▼

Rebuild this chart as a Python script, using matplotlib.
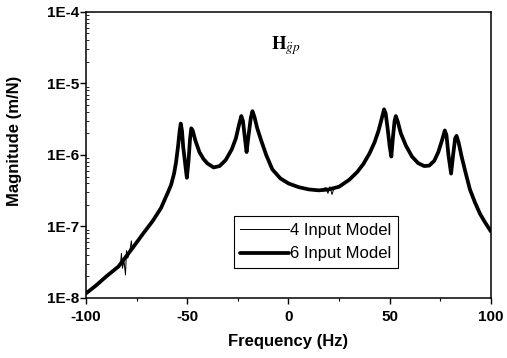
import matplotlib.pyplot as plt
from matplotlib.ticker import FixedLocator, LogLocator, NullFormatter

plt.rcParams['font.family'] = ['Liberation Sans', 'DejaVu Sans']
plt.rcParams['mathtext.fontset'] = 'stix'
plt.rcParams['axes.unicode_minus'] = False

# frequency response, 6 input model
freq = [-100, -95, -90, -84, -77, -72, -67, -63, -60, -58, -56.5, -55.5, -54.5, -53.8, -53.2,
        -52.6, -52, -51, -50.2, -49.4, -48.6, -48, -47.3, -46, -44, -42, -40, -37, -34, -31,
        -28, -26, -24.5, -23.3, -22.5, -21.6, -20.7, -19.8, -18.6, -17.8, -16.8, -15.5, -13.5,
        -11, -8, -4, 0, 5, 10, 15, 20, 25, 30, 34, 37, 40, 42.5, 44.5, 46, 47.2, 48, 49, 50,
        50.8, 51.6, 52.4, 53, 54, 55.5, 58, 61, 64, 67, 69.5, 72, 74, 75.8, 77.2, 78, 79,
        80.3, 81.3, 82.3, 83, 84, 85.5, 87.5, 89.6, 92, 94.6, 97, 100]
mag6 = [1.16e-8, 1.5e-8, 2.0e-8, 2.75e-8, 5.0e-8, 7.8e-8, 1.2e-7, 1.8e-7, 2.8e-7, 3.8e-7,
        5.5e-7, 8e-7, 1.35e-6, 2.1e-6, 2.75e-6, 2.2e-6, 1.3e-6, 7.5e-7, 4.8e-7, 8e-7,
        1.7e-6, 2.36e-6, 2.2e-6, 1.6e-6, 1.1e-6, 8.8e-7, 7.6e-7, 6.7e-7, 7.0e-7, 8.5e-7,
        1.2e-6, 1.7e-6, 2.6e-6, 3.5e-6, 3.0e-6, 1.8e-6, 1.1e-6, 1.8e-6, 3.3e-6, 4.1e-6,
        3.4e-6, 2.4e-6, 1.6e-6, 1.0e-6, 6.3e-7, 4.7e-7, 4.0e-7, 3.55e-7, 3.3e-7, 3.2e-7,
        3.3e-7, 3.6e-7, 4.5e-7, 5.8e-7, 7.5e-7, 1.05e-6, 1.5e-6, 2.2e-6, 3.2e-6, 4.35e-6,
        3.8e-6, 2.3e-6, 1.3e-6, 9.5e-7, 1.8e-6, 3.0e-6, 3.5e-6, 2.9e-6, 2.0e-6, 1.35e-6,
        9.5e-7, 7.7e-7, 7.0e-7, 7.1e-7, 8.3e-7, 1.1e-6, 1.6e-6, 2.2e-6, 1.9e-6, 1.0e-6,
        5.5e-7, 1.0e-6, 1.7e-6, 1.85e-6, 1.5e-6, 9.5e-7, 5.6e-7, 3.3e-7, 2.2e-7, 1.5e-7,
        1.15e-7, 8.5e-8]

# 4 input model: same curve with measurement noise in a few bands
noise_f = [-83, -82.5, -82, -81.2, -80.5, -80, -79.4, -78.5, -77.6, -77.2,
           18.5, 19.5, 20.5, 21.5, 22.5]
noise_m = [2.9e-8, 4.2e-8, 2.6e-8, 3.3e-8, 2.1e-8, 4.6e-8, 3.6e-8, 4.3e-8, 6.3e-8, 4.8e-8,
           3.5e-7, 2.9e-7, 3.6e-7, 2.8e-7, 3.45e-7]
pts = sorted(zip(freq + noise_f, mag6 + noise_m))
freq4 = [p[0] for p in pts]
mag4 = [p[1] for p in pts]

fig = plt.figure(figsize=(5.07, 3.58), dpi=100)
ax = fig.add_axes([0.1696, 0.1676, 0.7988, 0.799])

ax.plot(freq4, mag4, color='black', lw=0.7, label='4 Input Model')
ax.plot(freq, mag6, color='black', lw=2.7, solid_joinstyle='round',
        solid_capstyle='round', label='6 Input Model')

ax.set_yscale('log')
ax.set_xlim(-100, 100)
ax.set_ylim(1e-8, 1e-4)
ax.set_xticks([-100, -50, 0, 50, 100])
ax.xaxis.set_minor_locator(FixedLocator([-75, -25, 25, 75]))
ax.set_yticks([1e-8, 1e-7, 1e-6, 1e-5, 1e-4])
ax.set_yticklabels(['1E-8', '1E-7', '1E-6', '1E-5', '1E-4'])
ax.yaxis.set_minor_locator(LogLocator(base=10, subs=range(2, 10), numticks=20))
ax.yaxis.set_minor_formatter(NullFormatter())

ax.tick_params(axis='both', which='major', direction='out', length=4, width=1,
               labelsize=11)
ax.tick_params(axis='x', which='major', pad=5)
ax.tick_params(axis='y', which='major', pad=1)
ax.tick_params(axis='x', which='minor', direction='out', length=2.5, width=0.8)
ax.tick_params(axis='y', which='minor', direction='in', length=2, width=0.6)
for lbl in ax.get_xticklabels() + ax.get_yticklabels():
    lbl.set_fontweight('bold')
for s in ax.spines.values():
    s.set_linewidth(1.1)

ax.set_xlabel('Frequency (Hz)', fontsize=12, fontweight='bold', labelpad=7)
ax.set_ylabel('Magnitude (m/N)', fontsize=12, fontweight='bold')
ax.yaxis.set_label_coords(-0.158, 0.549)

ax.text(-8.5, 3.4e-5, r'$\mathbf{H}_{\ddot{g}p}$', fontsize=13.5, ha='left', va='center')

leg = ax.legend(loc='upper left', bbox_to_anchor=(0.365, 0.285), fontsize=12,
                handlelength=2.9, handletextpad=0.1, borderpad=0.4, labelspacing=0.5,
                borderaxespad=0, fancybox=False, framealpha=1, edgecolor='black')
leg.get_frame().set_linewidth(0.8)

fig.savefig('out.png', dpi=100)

▲

_Instruction_
Restate, line by line and word for word, everything from the top of the material through the line that contains "1.15e-7, 8.5e-8]". Leave pictures out.

_Solution for this problem_
Rebuild this chart as a Python script, using matplotlib.
import matplotlib.pyplot as plt
from matplotlib.ticker import FixedLocator, LogLocator, NullFormatter

plt.rcParams['font.family'] = ['Liberation Sans', 'DejaVu Sans']
plt.rcParams['mathtext.fontset'] = 'stix'
plt.rcParams['axes.unicode_minus'] = False

# frequency response, 6 input model
freq = [-100, -95, -90, -84, -77, -72, -67, -63, -60, -58, -56.5, -55.5, -54.5, -53.8, -53.2,
        -52.6, -52, -51, -50.2, -49.4, -48.6, -48, -47.3, -46, -44, -42, -40, -37, -34, -31,
        -28, -26, -24.5, -23.3, -22.5, -21.6, -20.7, -19.8, -18.6, -17.8, -16.8, -15.5, -13.5,
        -11, -8, -4, 0, 5, 10, 15, 20, 25, 30, 34, 37, 40, 42.5, 44.5, 46, 47.2, 48, 49, 50,
        50.8, 51.6, 52.4, 53, 54, 55.5, 58, 61, 64, 67, 69.5, 72, 74, 75.8, 77.2, 78, 79,
        80.3, 81.3, 82.3, 83, 84, 85.5, 87.5, 89.6, 92, 94.6, 97, 100]
mag6 = [1.16e-8, 1.5e-8, 2.0e-8, 2.75e-8, 5.0e-8, 7.8e-8, 1.2e-7, 1.8e-7, 2.8e-7, 3.8e-7,
        5.5e-7, 8e-7, 1.35e-6, 2.1e-6, 2.75e-6, 2.2e-6, 1.3e-6, 7.5e-7, 4.8e-7, 8e-7,
        1.7e-6, 2.36e-6, 2.2e-6, 1.6e-6, 1.1e-6, 8.8e-7, 7.6e-7, 6.7e-7, 7.0e-7, 8.5e-7,
        1.2e-6, 1.7e-6, 2.6e-6, 3.5e-6, 3.0e-6, 1.8e-6, 1.1e-6, 1.8e-6, 3.3e-6, 4.1e-6,
        3.4e-6, 2.4e-6, 1.6e-6, 1.0e-6, 6.3e-7, 4.7e-7, 4.0e-7, 3.55e-7, 3.3e-7, 3.2e-7,
        3.3e-7, 3.6e-7, 4.5e-7, 5.8e-7, 7.5e-7, 1.05e-6, 1.5e-6, 2.2e-6, 3.2e-6, 4.35e-6,
        3.8e-6, 2.3e-6, 1.3e-6, 9.5e-7, 1.8e-6, 3.0e-6, 3.5e-6, 2.9e-6, 2.0e-6, 1.35e-6,
        9.5e-7, 7.7e-7, 7.0e-7, 7.1e-7, 8.3e-7, 1.1e-6, 1.6e-6, 2.2e-6, 1.9e-6, 1.0e-6,
        5.5e-7, 1.0e-6, 1.7e-6, 1.85e-6, 1.5e-6, 9.5e-7, 5.6e-7, 3.3e-7, 2.2e-7, 1.5e-7,
        1.15e-7, 8.5e-8]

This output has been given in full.